### AIM OF THE EXERCISE
Word for word, quote all of the material, omitting the pictures.

### DATA SECTION
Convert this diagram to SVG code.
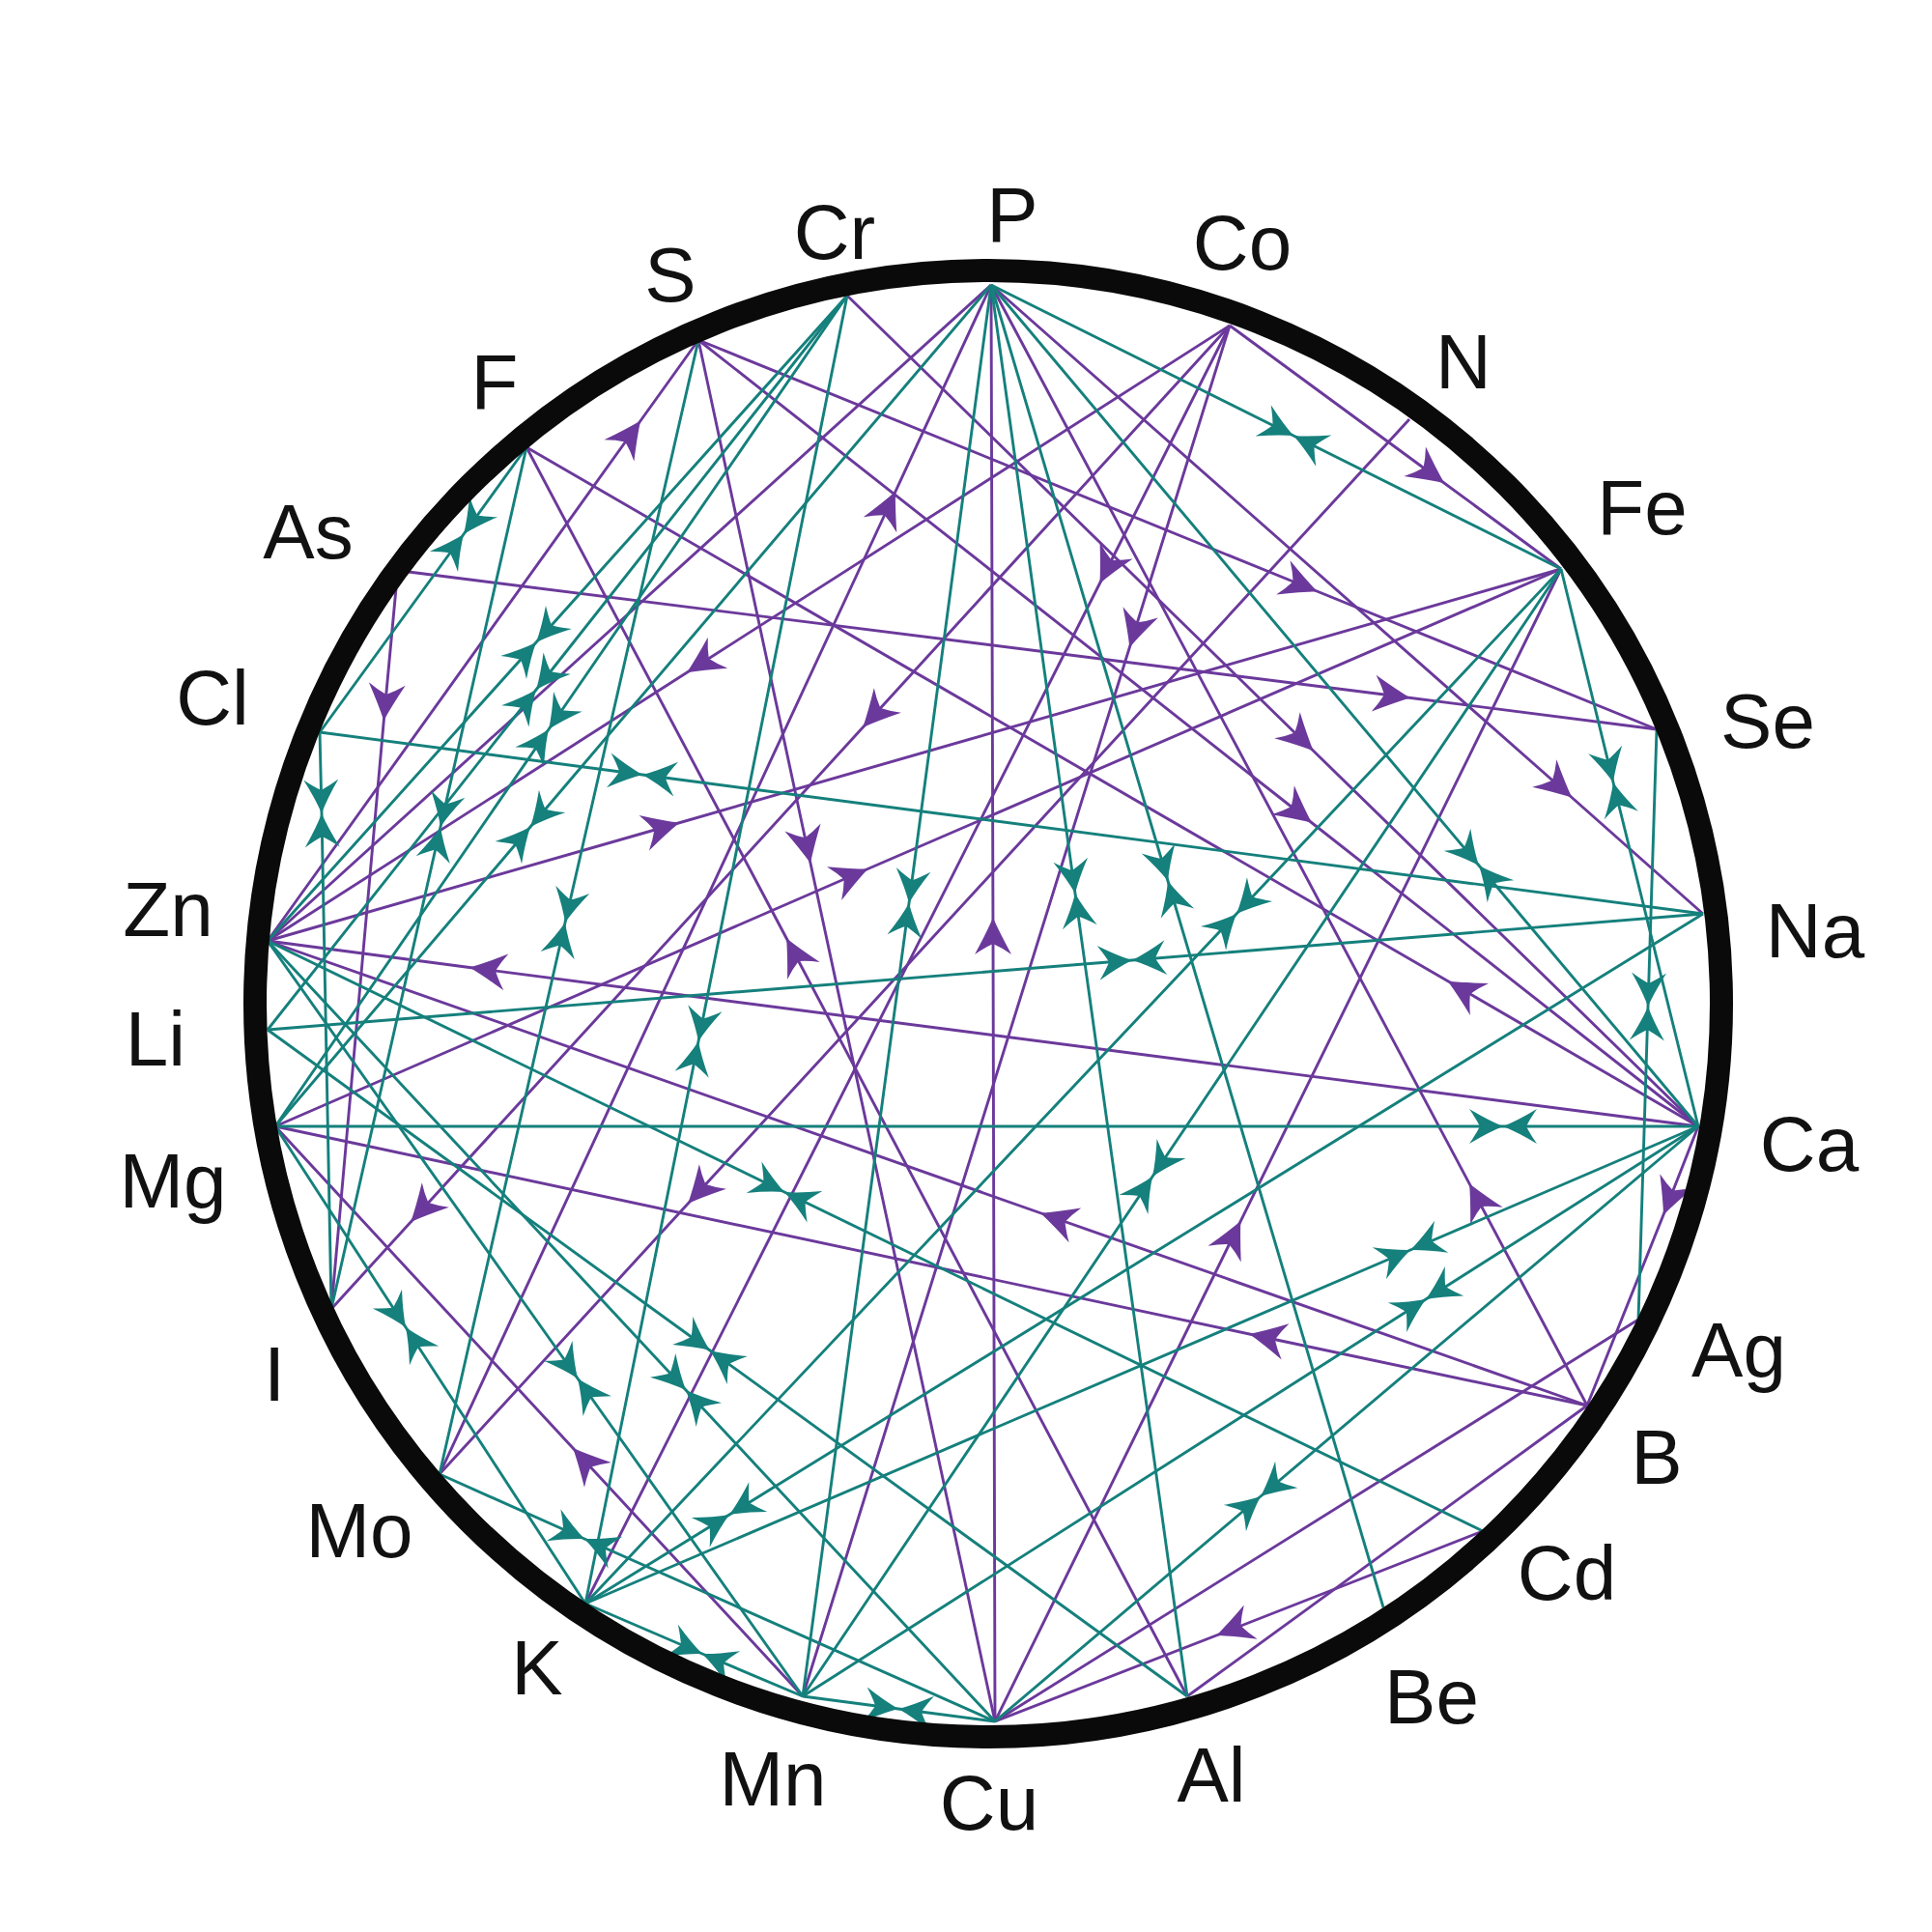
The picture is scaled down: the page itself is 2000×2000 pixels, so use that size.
<svg xmlns="http://www.w3.org/2000/svg" width="2000" height="2000" viewBox="0 0 2000 2000">
<defs>
<style>
.p{fill:none;stroke:#6b399b;stroke-width:2.9;marker-mid:url(#arr)}
.pn{fill:none;stroke:#6b399b;stroke-width:2.9}
.t{fill:none;stroke:#15807c;stroke-width:2.9;marker-mid:url(#bow)}
.lbl{font-family:"Liberation Sans",Arial,sans-serif;font-size:80px;fill:#111;text-anchor:middle}
</style>
<marker id="arr" markerUnits="userSpaceOnUse" markerWidth="80" markerHeight="80" viewBox="-40 -40 80 80" refX="0" refY="0" orient="auto">
<path d="M19,0 Q3,-7 -19,-19 Q-12,-9 -8,0 Q-12,9 -19,19 Q3,7 19,0 Z" fill="#6b399b"/>
</marker>
<marker id="bow" markerUnits="userSpaceOnUse" markerWidth="90" markerHeight="90" viewBox="-45 -45 90 90" refX="0" refY="0" orient="auto">
<path d="M0,0 Q-15,-6 -35,-18 Q-28,-8 -24,0 Q-28,8 -35,18 Q-15,6 0,0 Z M0,0 Q15,-6 35,-18 Q28,-8 24,0 Q28,8 35,18 Q15,6 0,0 Z" fill="#15807c"/>
</marker>
</defs>
<rect width="2000" height="2000" fill="#fff"/>
<g id="connectors">
<path class="p" d="M277,974 L652,451 L723,352"/>
<path class="p" d="M410,609 L399,727 L343,1355"/>
<path class="p" d="M1273,337 L727,686 L277,974"/>
<path class="p" d="M455,1526 L919,526 L1026,295"/>
<path class="p" d="M1273,337 L906,739 L438,1251 L343,1355"/>
<path class="p" d="M1273,337 L1147,587 L606,1660"/>
<path class="p" d="M1273,337 L1175,652 L831,1756"/>
<path class="p" d="M1273,337 L1480,489 L1616,589"/>
<path class="p" d="M723,352 L1346,605 L1715,755"/>
<path class="p" d="M423,592 L1441,720 L1715,755"/>
<path class="p" d="M877,306 L1346,764 L1758,1166"/>
<path class="p" d="M723,352 L1343,840 L1758,1166"/>
<path class="p" d="M1026,295 L1613,813 L1763,946"/>
<path class="p" d="M723,352 L835,875 L1030,1782"/>
<path class="p" d="M285,1166 L881,907 L1616,589"/>
<path class="p" d="M277,974 L685,857 L1616,589"/>
<path class="p" d="M1758,1166 L505,1004 L277,974"/>
<path class="p" d="M1229,1756 L823,988 L545,463"/>
<path class="p" d="M1030,1782 L1028,969 L1026,295"/>
<path class="p" d="M1758,1166 L1515,1025 L545,463"/>
<path class="p" d="M1459,434 L725,1232 L455,1526"/>
<path class="p" d="M1643,1455 L1095,1262 L277,974"/>
<path class="p" d="M1643,1455 L1312,1385 L285,1166"/>
<path class="p" d="M1643,1455 L1530,1242 L1026,295"/>
<path class="p" d="M1030,1782 L1276,1281 L1616,589"/>
<path class="p" d="M1758,1166 L1729,1240 L1643,1455"/>
<path class="p" d="M831,1756 L606,1513 L285,1166"/>
<path class="p" d="M1535,1585 L1277,1686 L1030,1782"/>
<path class="pn" d="M1026,295 L277,974"/>
<path class="pn" d="M1696,1366 L1030,1782"/>
<path class="pn" d="M1643,1455 L1229,1756"/>
<path class="t" d="M545,463 L480,553 L331,758"/>
<path class="t" d="M877,306 L555,665 L277,974"/>
<path class="t" d="M877,306 L555,714 L277,1066"/>
<path class="t" d="M877,306 L568,755 L285,1166"/>
<path class="t" d="M1026,295 L549,856 L285,1166"/>
<path class="t" d="M331,758 L665,802 L1763,946"/>
<path class="t" d="M331,758 L333,842 L343,1355"/>
<path class="t" d="M545,463 L456,856 L343,1355"/>
<path class="t" d="M723,352 L585,955 L455,1526"/>
<path class="t" d="M1026,295 L941,935 L831,1756"/>
<path class="t" d="M1026,295 L1113,925 L1229,1756"/>
<path class="t" d="M1026,295 L1209,912 L1432,1664"/>
<path class="t" d="M1026,295 L1531,896 L1758,1166"/>
<path class="t" d="M1026,295 L1339,451 L1616,589"/>
<path class="t" d="M1616,589 L1670,810 L1758,1166"/>
<path class="t" d="M1715,755 L1706,1042 L1696,1366"/>
<path class="t" d="M285,1166 L1556,1166 L1758,1166"/>
<path class="t" d="M277,1066 L1172,994 L1763,946"/>
<path class="t" d="M277,974 L812,1234 L1535,1585"/>
<path class="t" d="M606,1660 L1280,946 L1616,589"/>
<path class="t" d="M831,1756 L1193,1218 L1616,589"/>
<path class="t" d="M606,1660 L1460,1294 L1758,1166"/>
<path class="t" d="M831,1756 L1476,1345 L1758,1166"/>
<path class="t" d="M1030,1782 L1305,1549 L1758,1166"/>
<path class="t" d="M606,1660 L727,1712 L831,1756"/>
<path class="t" d="M831,1756 L930,1769 L1030,1782"/>
<path class="t" d="M606,1660 L755,1568 L1763,946"/>
<path class="t" d="M455,1526 L605,1593 L1030,1782"/>
<path class="t" d="M606,1660 L420,1374 L285,1166"/>
<path class="t" d="M277,974 L598,1427 L831,1756"/>
<path class="t" d="M277,1066 L735,1398 L1229,1756"/>
<path class="t" d="M277,974 L710,1439 L1030,1782"/>
<path class="t" d="M877,306 L723,1078 L606,1660"/>
</g>
<circle id="ring" cx="1023" cy="1039" r="759" fill="none" stroke="#0a0a0a" stroke-width="24"/>
<g id="node-P"><text class="lbl" x="1048" y="250">P</text></g>
<g id="node-Cr"><text class="lbl" x="864" y="268">Cr</text></g>
<g id="node-S"><text class="lbl" x="694" y="312">S</text></g>
<g id="node-F"><text class="lbl" x="512" y="423">F</text></g>
<g id="node-As"><text class="lbl" x="319" y="578">As</text></g>
<g id="node-Cl"><text class="lbl" x="220" y="750">Cl</text></g>
<g id="node-Zn"><text class="lbl" x="174" y="969">Zn</text></g>
<g id="node-Li"><text class="lbl" x="161" y="1103">Li</text></g>
<g id="node-Mg"><text class="lbl" x="179" y="1250">Mg</text></g>
<g id="node-I"><text class="lbl" x="284" y="1450">I</text></g>
<g id="node-Mo"><text class="lbl" x="372" y="1612">Mo</text></g>
<g id="node-K"><text class="lbl" x="556" y="1754">K</text></g>
<g id="node-Mn"><text class="lbl" x="800" y="1869">Mn</text></g>
<g id="node-Cu"><text class="lbl" x="1024" y="1894">Cu</text></g>
<g id="node-Al"><text class="lbl" x="1254" y="1865">Al</text></g>
<g id="node-Be"><text class="lbl" x="1482" y="1784">Be</text></g>
<g id="node-Cd"><text class="lbl" x="1622" y="1656">Cd</text></g>
<g id="node-B"><text class="lbl" x="1715" y="1536">B</text></g>
<g id="node-Ag"><text class="lbl" x="1800" y="1425">Ag</text></g>
<g id="node-Ca"><text class="lbl" x="1873" y="1212">Ca</text></g>
<g id="node-Na"><text class="lbl" x="1879" y="991">Na</text></g>
<g id="node-Se"><text class="lbl" x="1830" y="774">Se</text></g>
<g id="node-Fe"><text class="lbl" x="1700" y="553">Fe</text></g>
<g id="node-N"><text class="lbl" x="1515" y="402">N</text></g>
<g id="node-Co"><text class="lbl" x="1286" y="279">Co</text></g>
</svg>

### RESULT OF THE EXERCISE
Convert this diagram to SVG code.
The picture is scaled down: the page itself is 2000×2000 pixels, so use that size.
<svg xmlns="http://www.w3.org/2000/svg" width="2000" height="2000" viewBox="0 0 2000 2000">
<defs>
<style>
.p{fill:none;stroke:#6b399b;stroke-width:2.9;marker-mid:url(#arr)}
.pn{fill:none;stroke:#6b399b;stroke-width:2.9}
.t{fill:none;stroke:#15807c;stroke-width:2.9;marker-mid:url(#bow)}
.lbl{font-family:"Liberation Sans",Arial,sans-serif;font-size:80px;fill:#111;text-anchor:middle}
</style>
<marker id="arr" markerUnits="userSpaceOnUse" markerWidth="80" markerHeight="80" viewBox="-40 -40 80 80" refX="0" refY="0" orient="auto">
<path d="M19,0 Q3,-7 -19,-19 Q-12,-9 -8,0 Q-12,9 -19,19 Q3,7 19,0 Z" fill="#6b399b"/>
</marker>
<marker id="bow" markerUnits="userSpaceOnUse" markerWidth="90" markerHeight="90" viewBox="-45 -45 90 90" refX="0" refY="0" orient="auto">
<path d="M0,0 Q-15,-6 -35,-18 Q-28,-8 -24,0 Q-28,8 -35,18 Q-15,6 0,0 Z M0,0 Q15,-6 35,-18 Q28,-8 24,0 Q28,8 35,18 Q15,6 0,0 Z" fill="#15807c"/>
</marker>
</defs>
<rect width="2000" height="2000" fill="#fff"/>
<g id="connectors">
<path class="p" d="M277,974 L652,451 L723,352"/>
<path class="p" d="M410,609 L399,727 L343,1355"/>
<path class="p" d="M1273,337 L727,686 L277,974"/>
<path class="p" d="M455,1526 L919,526 L1026,295"/>
<path class="p" d="M1273,337 L906,739 L438,1251 L343,1355"/>
<path class="p" d="M1273,337 L1147,587 L606,1660"/>
<path class="p" d="M1273,337 L1175,652 L831,1756"/>
<path class="p" d="M1273,337 L1480,489 L1616,589"/>
<path class="p" d="M723,352 L1346,605 L1715,755"/>
<path class="p" d="M423,592 L1441,720 L1715,755"/>
<path class="p" d="M877,306 L1346,764 L1758,1166"/>
<path class="p" d="M723,352 L1343,840 L1758,1166"/>
<path class="p" d="M1026,295 L1613,813 L1763,946"/>
<path class="p" d="M723,352 L835,875 L1030,1782"/>
<path class="p" d="M285,1166 L881,907 L1616,589"/>
<path class="p" d="M277,974 L685,857 L1616,589"/>
<path class="p" d="M1758,1166 L505,1004 L277,974"/>
<path class="p" d="M1229,1756 L823,988 L545,463"/>
<path class="p" d="M1030,1782 L1028,969 L1026,295"/>
<path class="p" d="M1758,1166 L1515,1025 L545,463"/>
<path class="p" d="M1459,434 L725,1232 L455,1526"/>
<path class="p" d="M1643,1455 L1095,1262 L277,974"/>
<path class="p" d="M1643,1455 L1312,1385 L285,1166"/>
<path class="p" d="M1643,1455 L1530,1242 L1026,295"/>
<path class="p" d="M1030,1782 L1276,1281 L1616,589"/>
<path class="p" d="M1758,1166 L1729,1240 L1643,1455"/>
<path class="p" d="M831,1756 L606,1513 L285,1166"/>
<path class="p" d="M1535,1585 L1277,1686 L1030,1782"/>
<path class="pn" d="M1026,295 L277,974"/>
<path class="pn" d="M1696,1366 L1030,1782"/>
<path class="pn" d="M1643,1455 L1229,1756"/>
<path class="t" d="M545,463 L480,553 L331,758"/>
<path class="t" d="M877,306 L555,665 L277,974"/>
<path class="t" d="M877,306 L555,714 L277,1066"/>
<path class="t" d="M877,306 L568,755 L285,1166"/>
<path class="t" d="M1026,295 L549,856 L285,1166"/>
<path class="t" d="M331,758 L665,802 L1763,946"/>
<path class="t" d="M331,758 L333,842 L343,1355"/>
<path class="t" d="M545,463 L456,856 L343,1355"/>
<path class="t" d="M723,352 L585,955 L455,1526"/>
<path class="t" d="M1026,295 L941,935 L831,1756"/>
<path class="t" d="M1026,295 L1113,925 L1229,1756"/>
<path class="t" d="M1026,295 L1209,912 L1432,1664"/>
<path class="t" d="M1026,295 L1531,896 L1758,1166"/>
<path class="t" d="M1026,295 L1339,451 L1616,589"/>
<path class="t" d="M1616,589 L1670,810 L1758,1166"/>
<path class="t" d="M1715,755 L1706,1042 L1696,1366"/>
<path class="t" d="M285,1166 L1556,1166 L1758,1166"/>
<path class="t" d="M277,1066 L1172,994 L1763,946"/>
<path class="t" d="M277,974 L812,1234 L1535,1585"/>
<path class="t" d="M606,1660 L1280,946 L1616,589"/>
<path class="t" d="M831,1756 L1193,1218 L1616,589"/>
<path class="t" d="M606,1660 L1460,1294 L1758,1166"/>
<path class="t" d="M831,1756 L1476,1345 L1758,1166"/>
<path class="t" d="M1030,1782 L1305,1549 L1758,1166"/>
<path class="t" d="M606,1660 L727,1712 L831,1756"/>
<path class="t" d="M831,1756 L930,1769 L1030,1782"/>
<path class="t" d="M606,1660 L755,1568 L1763,946"/>
<path class="t" d="M455,1526 L605,1593 L1030,1782"/>
<path class="t" d="M606,1660 L420,1374 L285,1166"/>
<path class="t" d="M277,974 L598,1427 L831,1756"/>
<path class="t" d="M277,1066 L735,1398 L1229,1756"/>
<path class="t" d="M277,974 L710,1439 L1030,1782"/>
<path class="t" d="M877,306 L723,1078 L606,1660"/>
</g>
<circle id="ring" cx="1023" cy="1039" r="759" fill="none" stroke="#0a0a0a" stroke-width="24"/>
<g id="node-P"><text class="lbl" x="1048" y="250">P</text></g>
<g id="node-Cr"><text class="lbl" x="864" y="268">Cr</text></g>
<g id="node-S"><text class="lbl" x="694" y="312">S</text></g>
<g id="node-F"><text class="lbl" x="512" y="423">F</text></g>
<g id="node-As"><text class="lbl" x="319" y="578">As</text></g>
<g id="node-Cl"><text class="lbl" x="220" y="750">Cl</text></g>
<g id="node-Zn"><text class="lbl" x="174" y="969">Zn</text></g>
<g id="node-Li"><text class="lbl" x="161" y="1103">Li</text></g>
<g id="node-Mg"><text class="lbl" x="179" y="1250">Mg</text></g>
<g id="node-I"><text class="lbl" x="284" y="1450">I</text></g>
<g id="node-Mo"><text class="lbl" x="372" y="1612">Mo</text></g>
<g id="node-K"><text class="lbl" x="556" y="1754">K</text></g>
<g id="node-Mn"><text class="lbl" x="800" y="1869">Mn</text></g>
<g id="node-Cu"><text class="lbl" x="1024" y="1894">Cu</text></g>
<g id="node-Al"><text class="lbl" x="1254" y="1865">Al</text></g>
<g id="node-Be"><text class="lbl" x="1482" y="1784">Be</text></g>
<g id="node-Cd"><text class="lbl" x="1622" y="1656">Cd</text></g>
<g id="node-B"><text class="lbl" x="1715" y="1536">B</text></g>
<g id="node-Ag"><text class="lbl" x="1800" y="1425">Ag</text></g>
<g id="node-Ca"><text class="lbl" x="1873" y="1212">Ca</text></g>
<g id="node-Na"><text class="lbl" x="1879" y="991">Na</text></g>
<g id="node-Se"><text class="lbl" x="1830" y="774">Se</text></g>
<g id="node-Fe"><text class="lbl" x="1700" y="553">Fe</text></g>
<g id="node-N"><text class="lbl" x="1515" y="402">N</text></g>
<g id="node-Co"><text class="lbl" x="1286" y="279">Co</text></g>
</svg>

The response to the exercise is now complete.